Stillbirth prevention in Sub-Saharan Africa
Working to reduce stillbirth and improve care for mothers and babies.
The NIHR Global Health Research Group
The NIHR Global Health Research Group on Stillbirth Prevention and Management in Sub-Saharan Africa is a research collaboration between the Centre for Childbirth, Women’s and Newborn Health (CWNH) led by Prof Dame Tina Lavender, at Liverpool School of Tropical Medicine (LSTM) and the Lugina Africa Midwives Research Network (LAMRN), a midwifery led research network operating in Uganda, Kenya, Malawi, Tanzania, Zambia, and Zimbabwe.
In Uganda, the project is led by Ms Elizabeth Ayebare a Lecturer in the Department of Nursing, School of Health Sciences at Makerere University.
Stillbirth and early newborn deaths and their impact on women and their families
Recent estimates have shown that every year about 2 million babies are stillborn (UN IGME Report, 2020); and 2.4 million children died in the first month of life (WHO, 2020). The vast majority occur in Low- and Middle-Income countries and could be prevented.
Stillbirths are caused by maternal infections during pregnancy (malaria, syphilis, and HIV), hypertension, obesity, and diabetes, fetal growth restrictions, placental disorders, complications during childbirth and congenital abnormalities. Neonatal deaths are caused by infections (including sepsis, pneumonia, tetanus and diarrhea), Intrapartum-related complications (birth asphyxia and lack of breathing at birth), pre-term birth, and birth defects.
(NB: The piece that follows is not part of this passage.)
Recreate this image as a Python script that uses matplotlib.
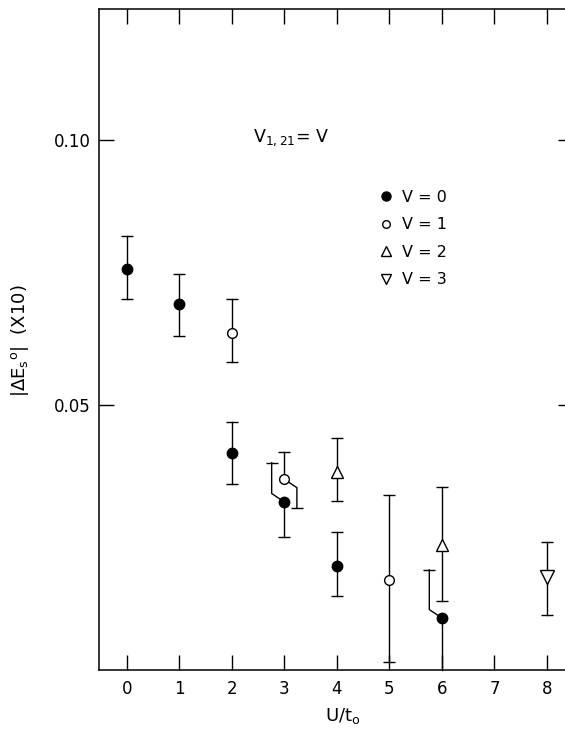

Having a stillbirth is a distressing and traumatic experience for parents with long lasting effects such as depression and other serious mental health issues, which are linked with higher rates of physical health problems, relationship and family breakdown. In different cultures, stillborn infants are considered “not human” and the causes of deaths are frequently unknown, thus women are blamed and stigmatized for the death. In the event of any death of a baby shortly before, during or after child birth, it is important that the affected women and families can access appropriate care and support.
Our aims are:
- To gain a better understanding of stillbirth, childbirth, and bereavement care in high burden settings.
- To develop culturally relevant studies for further investigation in this unexplored area of stillbirth.
- To establish ourselves in the global healthcare arena as a catalyst for change.
Together we are committed to ending preventable stillbirth and ensuring quality care for parents experiencing the death of their babies before, during or soon after birth.
We work towards this by addressing three areas of care:
- Prevention and Detection of Stillbirth: identification of women with high risk pregnancies, so that potential stillbirths can be detected at an earlier stage and preventative measures put in place.
- Promoting Evidence-Based Intrapartum Care: examining factors which influence how women seek and access care, the quality of the care received, and specific factors associated with stillbirth in local healthcare facilities.
- Ensuring Respectful Care for bereaved parents: gaining a better understanding of the experiences of women, partners, and health workers after stillbirth, so that respectful care can be delivered more effectively.